Awake, But In A Dream

Writing 101, Day 15: Take a cue from your readers‏

Have you ever felt awake, but in a dream?

“Awake, but in a dream.”

These familiar words conjure up a surreal mental atmosphere.  It’s a phrase alive with imaginative possibilities. I try to grab on to something, anything, but the ideas are slippery. I’m in no frame of mind to grab on to anything. I think it would be easier to write about the times I’ve felt in a dream, but awake, and realize that the waking nightmares of my youth might well lie at the intersection of these two states, but who wants to revive nightmares? Best let those sleeping dogs lie.

Instead, I’ll share a fascinating true story from my family’s collection of strange experiences. This particular “awake, but in a dream” incident is the inspiration for my yet-unreleased novel, “Nothing,” which is based on the elastic nature of time.

When my aunt was a young girl, she had to share the rather unfortunate chore of taking out the chamber pots (chimmy/chimmies) early in the morning, before the rest of the household awoke.  On one fateful morning, she rolled out of bed at the crack of dawn, dutifully collected her chimmy and walked outside into the misty morning air with the intention of taking it to the pit latrine and disposing of its contents as quickly as possible.

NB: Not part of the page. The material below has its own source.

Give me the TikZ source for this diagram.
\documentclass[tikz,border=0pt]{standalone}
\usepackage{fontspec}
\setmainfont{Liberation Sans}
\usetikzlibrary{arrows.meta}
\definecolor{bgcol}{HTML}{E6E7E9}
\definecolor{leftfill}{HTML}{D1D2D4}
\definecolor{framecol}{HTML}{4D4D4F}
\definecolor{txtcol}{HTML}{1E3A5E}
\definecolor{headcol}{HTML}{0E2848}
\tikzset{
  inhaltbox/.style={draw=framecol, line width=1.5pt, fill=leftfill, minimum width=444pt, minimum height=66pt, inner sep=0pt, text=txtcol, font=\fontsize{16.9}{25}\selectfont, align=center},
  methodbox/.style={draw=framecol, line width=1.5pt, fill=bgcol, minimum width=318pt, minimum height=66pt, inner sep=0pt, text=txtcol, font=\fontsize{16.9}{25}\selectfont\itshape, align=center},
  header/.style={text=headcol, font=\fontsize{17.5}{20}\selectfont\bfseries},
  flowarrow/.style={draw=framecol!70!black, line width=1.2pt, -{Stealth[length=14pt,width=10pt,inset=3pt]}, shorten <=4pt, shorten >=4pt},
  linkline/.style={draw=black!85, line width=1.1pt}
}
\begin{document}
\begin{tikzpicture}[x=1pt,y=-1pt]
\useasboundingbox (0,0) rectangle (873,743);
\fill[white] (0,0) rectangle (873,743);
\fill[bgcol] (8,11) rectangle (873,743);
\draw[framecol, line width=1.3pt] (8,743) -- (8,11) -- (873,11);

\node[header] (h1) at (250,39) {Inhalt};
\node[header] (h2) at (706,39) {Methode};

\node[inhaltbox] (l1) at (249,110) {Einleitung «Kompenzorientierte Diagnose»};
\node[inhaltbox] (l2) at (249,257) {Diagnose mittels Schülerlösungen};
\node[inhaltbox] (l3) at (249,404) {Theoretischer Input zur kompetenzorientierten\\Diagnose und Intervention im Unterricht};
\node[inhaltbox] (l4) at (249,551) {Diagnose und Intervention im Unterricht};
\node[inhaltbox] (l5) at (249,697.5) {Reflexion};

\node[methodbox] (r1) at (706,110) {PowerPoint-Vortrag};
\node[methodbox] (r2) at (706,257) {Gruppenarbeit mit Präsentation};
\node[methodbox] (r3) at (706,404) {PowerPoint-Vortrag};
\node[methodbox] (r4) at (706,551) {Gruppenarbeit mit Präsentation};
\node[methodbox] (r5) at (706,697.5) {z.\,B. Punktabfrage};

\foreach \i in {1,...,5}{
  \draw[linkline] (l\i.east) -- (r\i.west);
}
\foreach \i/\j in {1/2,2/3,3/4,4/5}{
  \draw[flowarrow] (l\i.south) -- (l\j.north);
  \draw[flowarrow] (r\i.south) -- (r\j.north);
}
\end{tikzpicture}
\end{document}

However, she stopped dead in her tracks, overwhelmed by a feeling that could only hit you when you’re wide awake in a dream. She felt transported. She felt dazed and confused. She felt everything a person could feel in her situation, leading up to panic, disbelief and sheer terror. You see, she was standing in her backyard, and she knew it was her backyard. The topography was the same. Some of the trees were the same. Nothing else was the same.

Time had changed.

She was in her yard, but there were (people that looked like) slaves running about the place. (We’re descended from Spanish settlers in the West Indies). She watched as a full domestic scene from some era long past played out in front of her. She could hear their conversations and see children and women doing their usual morning routines, but they ignored her like she wasn’t there.

Her fingers went numb and she lost her tight grip on the chimmy. It hit the ground with a loud clang and spilled its contents all over the place. That loud clang ended the experience for her. At the sound, the entire scene disappeared. She was in her regular backyard once again, but she wasn’t going to make that trip to the pit latrine that morning after all. I should imagine they had enough trouble reviving her so she didn’t get scolded that morning.

That story has lived on in my family, passed down by oral tradition by all of one generation it took to get to me. It struck a chord.

I’ve done some research and it seems other people have had similar experiences. What that was, I really don’t know, but I like to think of it as a glitch in time. And maybe, just maybe, a waking nightmare.